The report touched on almost all the defects in Chinese football, from problems like match-fixing, illegal betting, crooked referees and officials taking bribes in the professional league, to draft bribery and age fabrication in the youth league.
The widely mocked Chinese national football team, who never fails to disappoint, inevitably got a mention for basically being the epitome of the failure of Chinese football. The record breaking settlement of nearly RMB 80 million (including severance fee) with the former national team coach José Antonio Camacho, who was fired following the team’s humiliating 5-1 loss to Thailand and him failing the mission of leading the team to the 2014 Brazil World Cup (a.k.a. Mission Impossible) is also singled out by the article.

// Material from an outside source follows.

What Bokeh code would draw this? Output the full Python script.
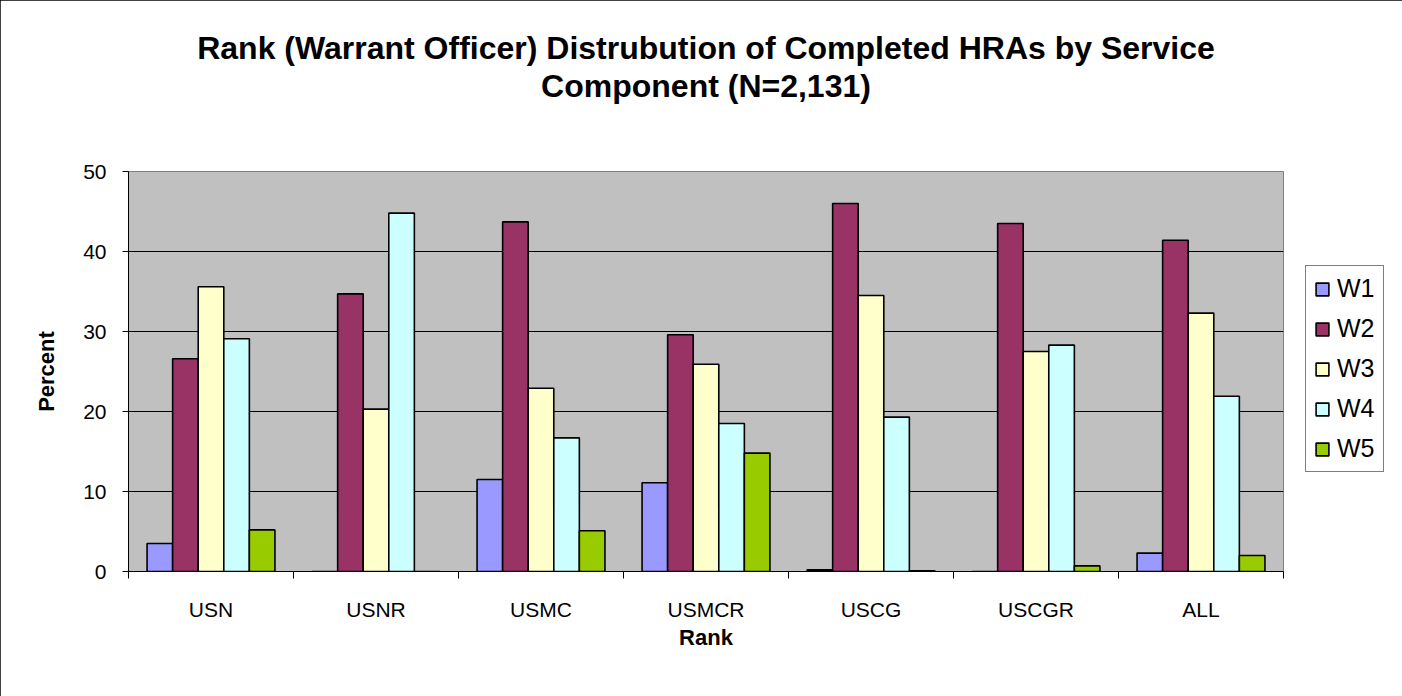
from bokeh.plotting import figure
from bokeh.models import (ColumnDataSource, Range1d, FixedTicker, Legend, LegendItem, Title)
from bokeh.embed import file_html
from bokeh.resources import INLINE

# ---------------- data ----------------
components = ["USN", "USNR", "USMC", "USMCR", "USCG", "USCGR", "ALL"]
series_names = ["W1", "W2", "W3", "W4", "W5"]
w1 = [3.5, 0.0, 11.5, 11.1, 0.2, 0.0, 2.3]
w2 = [26.6, 34.7, 43.7, 29.6, 46.0, 43.5, 41.4]
w3 = [35.6, 20.3, 22.9, 25.9, 34.5, 27.5, 32.3]
w4 = [29.1, 44.8, 16.7, 18.5, 19.3, 28.3, 21.9]
w5 = [5.2, 0.0, 5.1, 14.8, 0.1, 0.7, 2.0]
series_values = [w1, w2, w3, w4, w5]
colors = ["#9999FF", "#993366", "#FFFFCC", "#CCFFFF", "#99CC00"]
y_ticks = [0, 10, 20, 30, 40, 50]
title_lines = ["Rank (Warrant Officer) Distrubution of Completed HRAs by Service",
               "Component (N=2,131)"]

FONT = "Liberation Sans"
bar_w = 0.155

p = figure(frame_width=1155, frame_height=400, output_backend="svg", toolbar_location=None,
           x_range=Range1d(0, len(components)), y_range=Range1d(0, 50),
           min_border_left=128, min_border_right=118, min_border_top=171,
           min_border_bottom=125)
p.background_fill_color = "#C0C0C0"
p.border_fill_color = "white"
p.outline_line_color = "#808080"
p.outline_line_width = 1
p.styles = {"outline": "1px solid black", "outline-offset": "-1px"}

# title: two centred lines (p.title is the outer one)
p.title.text = title_lines[0]
p.title.align = "center"
p.title.text_font = FONT
p.title.text_font_size = "32px"
p.title.text_font_style = "bold"
p.title.text_color = "black"
p.title.standoff = 0
p.add_layout(Title(text=title_lines[1], align="center",
                   text_font=FONT, text_font_size="32px", text_font_style="bold",
                   text_color="black", standoff=0, padding=(0, 0, 0, 68)), "above")

items = []
for j, (name, vals) in enumerate(zip(series_names, series_values)):
    xs = [i + 0.5 + (j - 2) * bar_w for i in range(len(components))]
    src = ColumnDataSource(dict(x=xs, top=vals, comp=components))
    r = p.vbar(x="x", top="top", bottom=0, width=bar_w, source=src,
               fill_color=colors[j], line_color="black", line_width=1.6)
    items.append(LegendItem(label=name, renderers=[r]))

# grid
p.xgrid.visible = False
p.ygrid.ticker = FixedTicker(ticks=y_ticks)
p.ygrid.grid_line_color = "black"
p.ygrid.grid_line_width = 1

# y axis
p.yaxis.ticker = FixedTicker(ticks=y_ticks)
p.yaxis.axis_label = "Percent"
p.yaxis.axis_label_text_font = FONT
p.yaxis.axis_label_text_font_size = "22px"
p.yaxis.axis_label_text_font_style = "bold"
p.yaxis.axis_label_text_color = "black"
p.yaxis.axis_label_standoff = 21
p.yaxis.major_label_text_font = FONT
p.yaxis.major_label_text_font_size = "21px"
p.yaxis.major_label_text_color = "black"
p.yaxis.major_label_standoff = 16
p.yaxis.major_tick_out = 6
p.yaxis.major_tick_in = 0
p.yaxis.minor_tick_line_color = None
p.yaxis.axis_line_color = "black"
p.yaxis.major_tick_line_color = "black"

# x axis: labels at group centres, ticks at group boundaries
centers = [i + 0.5 for i in range(len(components))]
bounds = [float(i) for i in range(len(components) + 1)]
p.xaxis.ticker = FixedTicker(ticks=centers, minor_ticks=bounds)
p.xaxis.major_label_overrides = {c: n for c, n in zip(centers, components)}
p.xaxis.major_tick_out = 0
p.xaxis.major_tick_in = 0
p.xaxis.minor_tick_out = 7
p.xaxis.minor_tick_in = 0
p.xaxis.minor_tick_line_color = "black"
p.xaxis.axis_line_color = "black"
p.xaxis.major_label_text_font = FONT
p.xaxis.major_label_text_font_size = "21px"
p.xaxis.major_label_text_color = "black"
p.xaxis.major_label_standoff = 19
p.xaxis.axis_label = "Rank"
p.xaxis.axis_label_text_font = FONT
p.xaxis.axis_label_text_font_size = "22px"
p.xaxis.axis_label_text_font_style = "bold"
p.xaxis.axis_label_text_color = "black"
p.xaxis.axis_label_standoff = 1

legend = Legend(items=items, location=(22, 99))
legend.label_text_font = FONT
legend.label_text_font_size = "25px"
legend.label_text_color = "black"
legend.glyph_width = 16
legend.glyph_height = 16
legend.label_standoff = 7
legend.label_height = 20
legend.spacing = 11
legend.padding = 8
legend.margin = 0
legend.border_line_color = "black"
legend.border_line_width = 1
legend.background_fill_color = "white"
legend.background_fill_alpha = 1
p.add_layout(legend, "right")

open("out.html", "w").write(file_html(p, INLINE))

This is not the first time Chinese football received penalty cards from government authority for foul play. As a painful national joke, the governing body of football in China — the Chinese Football Association — has seen several of its senior officials, including former president Nan Yong, his predecessor Xie Yalong, and former vice head Yang Yimin, convicted on corruption charges during the past few years.
More than 50 people — referees, players, officials and coaches — were arrested following a campaign launched in 2009 to reform the sport.

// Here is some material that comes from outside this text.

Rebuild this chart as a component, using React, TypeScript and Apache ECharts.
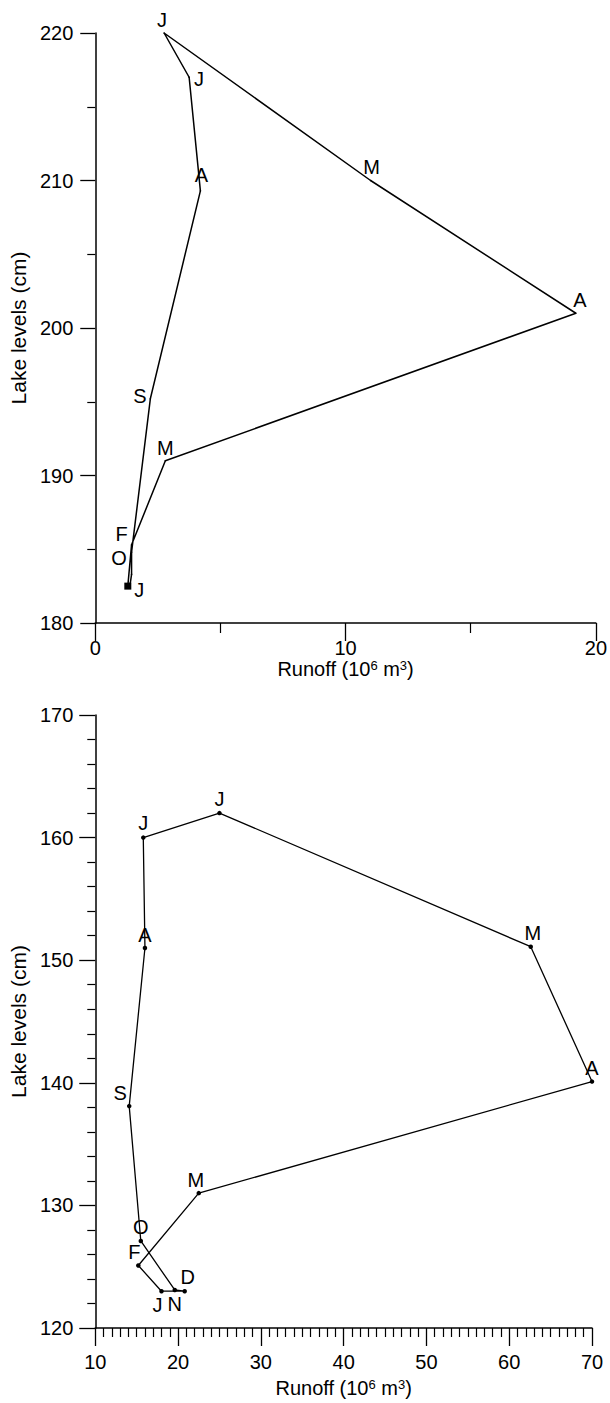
import React, { useEffect, useRef } from "react";
import * as echarts from "echarts";

// ---- Data: upper panel ----
const topMonths = ["J", "F", "M", "A", "M", "J", "J", "A", "S", "O", "N", "D"];
const topRunoff = [1.3, 1.45, 2.8, 19.2, 11.0, 2.75, 3.75, 4.2, 2.2, 1.45, 1.45, 1.4];
const topLevel = [182.5, 185.3, 191.0, 201.0, 210.0, 220.0, 217.0, 209.3, 195.2, 184.8, 183.3, 182.7];
const topShowLabel = [true, true, true, true, true, true, true, true, true, true, false, false];

// ---- Data: lower panel ----
const botMonths = ["J", "F", "M", "A", "M", "J", "J", "A", "S", "O", "N", "D"];
const botRunoff = [18.0, 15.2, 22.5, 70.0, 62.6, 25.0, 15.8, 16.0, 14.1, 15.5, 19.6, 20.8];
const botLevel = [123.0, 125.1, 131.0, 140.1, 151.1, 162.0, 160.0, 151.0, 138.1, 127.1, 123.1, 123.0];

// ---- Axis ticks ----
const topXTicks = { min: 0, max: 20, interval: 10 };
const topYTicks = { min: 180, max: 220, interval: 10 };
const botXTicks = { min: 10, max: 70, interval: 10 };
const botYTicks = { min: 120, max: 170, interval: 10 };

// ---- Label placement (layout only) ----
const topLabelLayout: any[] = [
  { position: "right", distance: 3, offset: [0, 4] },
  { position: "left", distance: 3, offset: [0, -11] },
  { position: "top", distance: 2, offset: [0, 0] },
  { position: "top", distance: 3, offset: [4, 0] },
  { position: "top", distance: 3, offset: [1, 0] },
  { position: "top", distance: 2, offset: [-2, 0] },
  { position: "right", distance: 4, offset: [0, 2] },
  { position: "top", distance: 5, offset: [1, 0] },
  { position: "left", distance: 3, offset: [0, -3] },
  { position: "left", distance: 4, offset: [0, 6] },
  { position: "top", distance: 3, offset: [0, 0] },
  { position: "top", distance: 3, offset: [0, 0] },
];
const botLabelLayout: any[] = [
  { position: "bottom", distance: 2, offset: [-4, 0] },
  { position: "top", distance: 1, offset: [-4, 0] },
  { position: "top", distance: 1, offset: [-3, 0] },
  { position: "top", distance: 1, offset: [0, 0] },
  { position: "top", distance: 1, offset: [2, 0] },
  { position: "top", distance: 2, offset: [0, 0] },
  { position: "top", distance: 2, offset: [0, 0] },
  { position: "top", distance: 1, offset: [0, 0] },
  { position: "top", distance: 1, offset: [-9, 0] },
  { position: "top", distance: 2, offset: [0, 0] },
  { position: "bottom", distance: 2, offset: [0, 0] },
  { position: "top", distance: 2, offset: [3, 0] },
];

const FONT = "'Liberation Sans', Arial, Helvetica, sans-serif";

function axisCommon(t: any, tickLen: number, minorLen: number, minorSplit: number, labelMargin: number) {
  return {
    type: "value",
    min: t.min,
    max: t.max,
    interval: t.interval,
    splitLine: { show: false },
    axisLine: { show: true, onZero: false, lineStyle: { color: "#000", width: 1.5 } },
    axisTick: { show: true, length: tickLen, lineStyle: { color: "#000", width: 1.3 } },
    minorTick: { show: true, splitNumber: minorSplit, length: minorLen, lineStyle: { color: "#000", width: 1.2 } },
    minorSplitLine: { show: false },
    axisLabel: { color: "#000", fontSize: 20, fontFamily: FONT, margin: labelMargin },
  };
}

const runoffName = "Runoff (10{sup|6} m{sup|3})";
const nameStyle = {
  color: "#000",
  fontSize: 20,
  fontFamily: FONT,
  rich: {
    sup: { fontSize: 13, fontFamily: FONT, color: "#000", verticalAlign: "top", padding: [0, 0, 7, 0] },
  },
};

function buildData(months: string[], xs: number[], ys: number[], layout: any[], show: boolean[] | null, first: any) {
  const items: any[] = months.map((m, i) => {
    const lay = layout[i];
    const item: any = {
      name: m,
      value: [xs[i], ys[i]],
      label: {
        show: show ? show[i] : true,
        position: lay.position,
        distance: lay.distance,
        offset: lay.offset,
      },
    };
    if (i === 0 && first) Object.assign(item, first);
    return item;
  });
  items.push({ name: "", value: [xs[0], ys[0]], label: { show: false }, symbolSize: 0 });
  return items;
}

export default function App() {
  const ref = useRef<HTMLDivElement>(null);
  useEffect(() => {
    if (!ref.current) return;
    const chart = echarts.init(ref.current, null, { renderer: "svg" });
    const labelStyle = { color: "#000", fontSize: 20, fontFamily: FONT, formatter: "{b}" };
    chart.setOption({
      animation: false,
      backgroundColor: "#fff",
      grid: [
        { left: 94, top: 33, width: 504, height: 590 },
        { left: 92, top: 715, width: 500, height: 613 },
      ],
      xAxis: [
        {
          ...axisCommon(topXTicks, 18, 10, 2, 15),
          gridIndex: 0,
          name: runoffName,
          nameLocation: "middle",
          nameGap: 31,
          nameTextStyle: nameStyle,
        },
        {
          ...axisCommon(botXTicks, 18, 9, 10, 24),
          gridIndex: 1,
          name: runoffName,
          nameLocation: "middle",
          nameGap: 50,
          nameTextStyle: nameStyle,
        },
      ],
      yAxis: [
        {
          ...axisCommon(topYTicks, 15, 8, 2, 22),
          gridIndex: 0,
          name: "Lake levels (cm)",
          nameLocation: "middle",
          nameGap: 62,
          nameTextStyle: { color: "#000", fontSize: 21, fontFamily: FONT },
        },
        {
          ...axisCommon(botYTicks, 16, 8, 5, 22),
          gridIndex: 1,
          name: "Lake levels (cm)",
          nameLocation: "middle",
          nameGap: 61,
          nameTextStyle: { color: "#000", fontSize: 21, fontFamily: FONT },
        },
      ],
      series: [
        {
          type: "line",
          xAxisIndex: 0,
          yAxisIndex: 0,
          clip: false,
          symbol: "circle",
          symbolSize: 1.5,
          itemStyle: { color: "#000" },
          lineStyle: { color: "#000", width: 1.5 },
          label: labelStyle,
          data: buildData(topMonths, topRunoff, topLevel, topLabelLayout, topShowLabel, {
            symbol: "rect",
            symbolSize: 7,
          }),
        },
        {
          type: "line",
          xAxisIndex: 1,
          yAxisIndex: 1,
          clip: false,
          symbol: "circle",
          symbolSize: 4.5,
          itemStyle: { color: "#000" },
          lineStyle: { color: "#000", width: 1.3 },
          label: labelStyle,
          data: buildData(botMonths, botRunoff, botLevel, botLabelLayout, null, null),
        },
      ],
    });
    return () => chart.dispose();
  }, []);
  return (
    <div
      ref={ref}
      style={{ position: "absolute", left: 0, top: 0, width: 610, height: 1403, background: "#fff" }}
    />
  );
}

A referee named Lu Jun, who officiated at the World Cup, was jailed in 2012 for receiving more than USD 128,000 in bribes to fix the results of seven football league games.
China’s professional league, on the other hand, is trying to strengthen itself despite the scandals by hiring European star players and world-class coaches to enliven the game, which remains one of the most popular sports in China.

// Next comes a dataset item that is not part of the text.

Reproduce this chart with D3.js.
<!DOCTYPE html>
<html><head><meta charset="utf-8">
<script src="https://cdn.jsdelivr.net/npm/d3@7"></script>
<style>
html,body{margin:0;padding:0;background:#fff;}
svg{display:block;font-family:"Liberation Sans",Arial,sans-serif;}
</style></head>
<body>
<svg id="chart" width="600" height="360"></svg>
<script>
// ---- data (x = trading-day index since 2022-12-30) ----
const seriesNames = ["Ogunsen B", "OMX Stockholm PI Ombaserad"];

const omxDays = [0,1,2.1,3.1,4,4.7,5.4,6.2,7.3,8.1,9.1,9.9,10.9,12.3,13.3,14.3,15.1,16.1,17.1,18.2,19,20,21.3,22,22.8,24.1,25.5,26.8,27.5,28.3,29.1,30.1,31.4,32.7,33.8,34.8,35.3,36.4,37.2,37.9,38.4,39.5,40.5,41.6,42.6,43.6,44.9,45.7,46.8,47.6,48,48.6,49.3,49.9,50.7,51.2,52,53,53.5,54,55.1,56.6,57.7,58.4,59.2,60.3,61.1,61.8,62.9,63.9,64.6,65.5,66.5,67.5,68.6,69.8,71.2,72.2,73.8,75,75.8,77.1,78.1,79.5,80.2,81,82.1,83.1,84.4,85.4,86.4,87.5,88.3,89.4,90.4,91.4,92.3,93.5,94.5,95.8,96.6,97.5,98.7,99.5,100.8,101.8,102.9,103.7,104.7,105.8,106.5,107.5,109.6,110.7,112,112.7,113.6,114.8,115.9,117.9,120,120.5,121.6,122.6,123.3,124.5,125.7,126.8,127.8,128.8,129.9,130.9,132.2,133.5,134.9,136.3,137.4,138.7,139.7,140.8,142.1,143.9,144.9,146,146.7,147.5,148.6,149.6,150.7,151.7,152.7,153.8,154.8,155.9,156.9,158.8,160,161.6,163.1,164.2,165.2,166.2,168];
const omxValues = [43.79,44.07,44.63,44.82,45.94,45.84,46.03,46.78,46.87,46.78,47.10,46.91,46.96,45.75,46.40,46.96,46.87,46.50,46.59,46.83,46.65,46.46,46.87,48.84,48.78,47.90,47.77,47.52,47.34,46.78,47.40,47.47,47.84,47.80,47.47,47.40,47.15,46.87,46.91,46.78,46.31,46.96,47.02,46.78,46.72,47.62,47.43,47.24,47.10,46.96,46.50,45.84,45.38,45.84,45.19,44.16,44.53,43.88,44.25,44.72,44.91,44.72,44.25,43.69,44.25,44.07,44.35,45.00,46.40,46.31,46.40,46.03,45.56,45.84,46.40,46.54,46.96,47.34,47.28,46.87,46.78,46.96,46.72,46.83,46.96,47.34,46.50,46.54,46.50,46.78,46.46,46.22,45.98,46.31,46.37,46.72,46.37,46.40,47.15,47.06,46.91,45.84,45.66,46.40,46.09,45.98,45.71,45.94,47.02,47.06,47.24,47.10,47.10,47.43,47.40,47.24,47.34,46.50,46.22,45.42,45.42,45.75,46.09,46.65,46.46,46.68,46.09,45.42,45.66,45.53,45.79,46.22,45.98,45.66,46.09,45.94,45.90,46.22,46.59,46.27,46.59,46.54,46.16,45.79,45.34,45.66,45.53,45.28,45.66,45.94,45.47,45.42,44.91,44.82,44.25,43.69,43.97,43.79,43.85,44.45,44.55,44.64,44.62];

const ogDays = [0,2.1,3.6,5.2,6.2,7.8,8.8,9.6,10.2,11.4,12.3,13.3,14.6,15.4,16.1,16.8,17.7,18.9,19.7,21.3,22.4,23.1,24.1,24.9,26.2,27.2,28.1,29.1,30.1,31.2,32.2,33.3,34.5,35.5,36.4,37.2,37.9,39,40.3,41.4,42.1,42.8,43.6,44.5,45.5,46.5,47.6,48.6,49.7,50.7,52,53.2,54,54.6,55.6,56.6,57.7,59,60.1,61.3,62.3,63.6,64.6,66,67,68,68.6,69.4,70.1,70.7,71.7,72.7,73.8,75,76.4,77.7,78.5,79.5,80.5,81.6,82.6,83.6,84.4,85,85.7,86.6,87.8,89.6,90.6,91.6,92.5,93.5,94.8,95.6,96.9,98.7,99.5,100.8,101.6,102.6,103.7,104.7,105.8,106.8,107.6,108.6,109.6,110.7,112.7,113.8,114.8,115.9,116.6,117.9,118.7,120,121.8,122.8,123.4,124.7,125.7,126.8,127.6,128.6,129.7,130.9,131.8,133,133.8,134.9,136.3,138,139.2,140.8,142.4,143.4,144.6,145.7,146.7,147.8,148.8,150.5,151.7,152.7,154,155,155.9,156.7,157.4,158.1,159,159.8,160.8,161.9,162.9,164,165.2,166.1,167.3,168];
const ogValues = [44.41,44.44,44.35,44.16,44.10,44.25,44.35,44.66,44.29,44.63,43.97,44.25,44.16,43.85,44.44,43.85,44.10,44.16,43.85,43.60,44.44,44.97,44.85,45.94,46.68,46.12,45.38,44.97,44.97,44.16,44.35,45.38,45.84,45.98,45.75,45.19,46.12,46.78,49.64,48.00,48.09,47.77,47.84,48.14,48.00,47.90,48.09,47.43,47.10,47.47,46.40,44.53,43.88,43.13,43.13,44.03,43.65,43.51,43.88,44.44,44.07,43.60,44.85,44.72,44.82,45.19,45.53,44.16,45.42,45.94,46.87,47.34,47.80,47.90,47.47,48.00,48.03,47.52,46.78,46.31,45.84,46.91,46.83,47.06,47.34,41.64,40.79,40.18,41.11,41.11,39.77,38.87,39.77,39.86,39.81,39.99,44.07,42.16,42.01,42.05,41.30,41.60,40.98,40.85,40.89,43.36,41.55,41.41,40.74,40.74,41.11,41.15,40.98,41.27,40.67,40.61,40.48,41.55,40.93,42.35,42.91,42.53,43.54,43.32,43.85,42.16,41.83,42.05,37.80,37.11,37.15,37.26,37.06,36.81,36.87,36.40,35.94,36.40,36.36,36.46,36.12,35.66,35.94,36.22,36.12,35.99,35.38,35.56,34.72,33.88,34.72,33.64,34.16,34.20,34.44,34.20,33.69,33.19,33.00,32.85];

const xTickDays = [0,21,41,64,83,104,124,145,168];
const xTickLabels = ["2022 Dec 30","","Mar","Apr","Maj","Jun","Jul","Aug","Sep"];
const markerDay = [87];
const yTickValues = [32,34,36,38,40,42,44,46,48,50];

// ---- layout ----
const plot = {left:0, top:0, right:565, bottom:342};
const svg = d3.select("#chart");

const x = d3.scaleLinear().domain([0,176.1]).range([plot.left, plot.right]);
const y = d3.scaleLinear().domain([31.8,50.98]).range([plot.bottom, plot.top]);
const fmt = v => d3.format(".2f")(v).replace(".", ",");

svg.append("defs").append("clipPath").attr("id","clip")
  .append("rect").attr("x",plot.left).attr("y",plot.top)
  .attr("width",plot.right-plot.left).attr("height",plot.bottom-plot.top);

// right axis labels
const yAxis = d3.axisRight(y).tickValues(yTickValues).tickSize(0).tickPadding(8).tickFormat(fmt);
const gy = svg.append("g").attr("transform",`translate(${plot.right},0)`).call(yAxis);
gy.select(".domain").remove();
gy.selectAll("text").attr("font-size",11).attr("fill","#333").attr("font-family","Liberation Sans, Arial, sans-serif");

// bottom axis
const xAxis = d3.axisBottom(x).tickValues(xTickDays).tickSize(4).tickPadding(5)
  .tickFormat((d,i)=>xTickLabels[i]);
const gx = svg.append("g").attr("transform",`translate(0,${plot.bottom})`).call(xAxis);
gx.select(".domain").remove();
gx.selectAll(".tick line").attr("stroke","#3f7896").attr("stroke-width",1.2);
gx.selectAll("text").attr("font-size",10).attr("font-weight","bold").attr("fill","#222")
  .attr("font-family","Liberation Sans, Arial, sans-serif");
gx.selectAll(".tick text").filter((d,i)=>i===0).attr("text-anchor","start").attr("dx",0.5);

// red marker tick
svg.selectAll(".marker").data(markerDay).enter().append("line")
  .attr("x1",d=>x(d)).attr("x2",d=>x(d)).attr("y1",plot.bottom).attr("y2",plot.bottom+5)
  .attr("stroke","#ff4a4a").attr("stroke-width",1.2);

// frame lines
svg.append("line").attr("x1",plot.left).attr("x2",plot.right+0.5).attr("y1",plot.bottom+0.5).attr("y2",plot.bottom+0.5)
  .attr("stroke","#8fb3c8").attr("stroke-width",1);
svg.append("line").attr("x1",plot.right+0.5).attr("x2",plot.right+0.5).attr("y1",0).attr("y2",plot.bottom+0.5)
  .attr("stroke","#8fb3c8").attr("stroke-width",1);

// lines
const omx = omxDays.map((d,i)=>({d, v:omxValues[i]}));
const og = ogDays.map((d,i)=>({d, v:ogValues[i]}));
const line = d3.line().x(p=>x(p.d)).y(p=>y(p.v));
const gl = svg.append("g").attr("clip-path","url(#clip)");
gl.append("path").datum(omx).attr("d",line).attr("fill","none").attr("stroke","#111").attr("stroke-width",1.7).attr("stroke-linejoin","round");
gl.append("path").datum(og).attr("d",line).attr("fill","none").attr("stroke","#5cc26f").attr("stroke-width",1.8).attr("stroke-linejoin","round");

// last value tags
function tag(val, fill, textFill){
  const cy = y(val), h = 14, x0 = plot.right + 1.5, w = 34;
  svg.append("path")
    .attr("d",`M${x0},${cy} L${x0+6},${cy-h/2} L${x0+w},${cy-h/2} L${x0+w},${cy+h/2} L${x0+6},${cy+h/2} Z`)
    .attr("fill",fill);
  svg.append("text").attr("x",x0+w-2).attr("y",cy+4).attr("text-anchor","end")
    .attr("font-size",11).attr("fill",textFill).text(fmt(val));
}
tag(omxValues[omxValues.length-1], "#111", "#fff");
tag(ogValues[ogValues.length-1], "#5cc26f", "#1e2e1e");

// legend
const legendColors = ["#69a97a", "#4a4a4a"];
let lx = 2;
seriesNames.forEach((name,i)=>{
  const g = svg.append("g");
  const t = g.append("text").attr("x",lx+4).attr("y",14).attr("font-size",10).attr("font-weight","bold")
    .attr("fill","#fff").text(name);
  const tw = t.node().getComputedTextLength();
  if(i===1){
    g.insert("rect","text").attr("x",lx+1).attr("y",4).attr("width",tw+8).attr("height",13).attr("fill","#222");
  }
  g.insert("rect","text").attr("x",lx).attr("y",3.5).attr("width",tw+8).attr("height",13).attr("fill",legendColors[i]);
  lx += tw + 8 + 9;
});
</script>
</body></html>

For a country with a population of over 1.3 billion and probably the biggest fan base in the world, China manages to redefine underperforming over and over again.
Surprisingly, with all the underperforming, blatant lying, cheating, occasional emotional breakdowns and having anger management issues on Chinese football’s part, fans (with incredibly high tolerance for douchebaggery) still choose to stay in this abusive relationship. According to a report issued this summer on attendance figures in world professional football, Chinese Super League topped the list in Asia, ranking 10th worldwide, which is just some 78 places above the national team’s FIFA ranking.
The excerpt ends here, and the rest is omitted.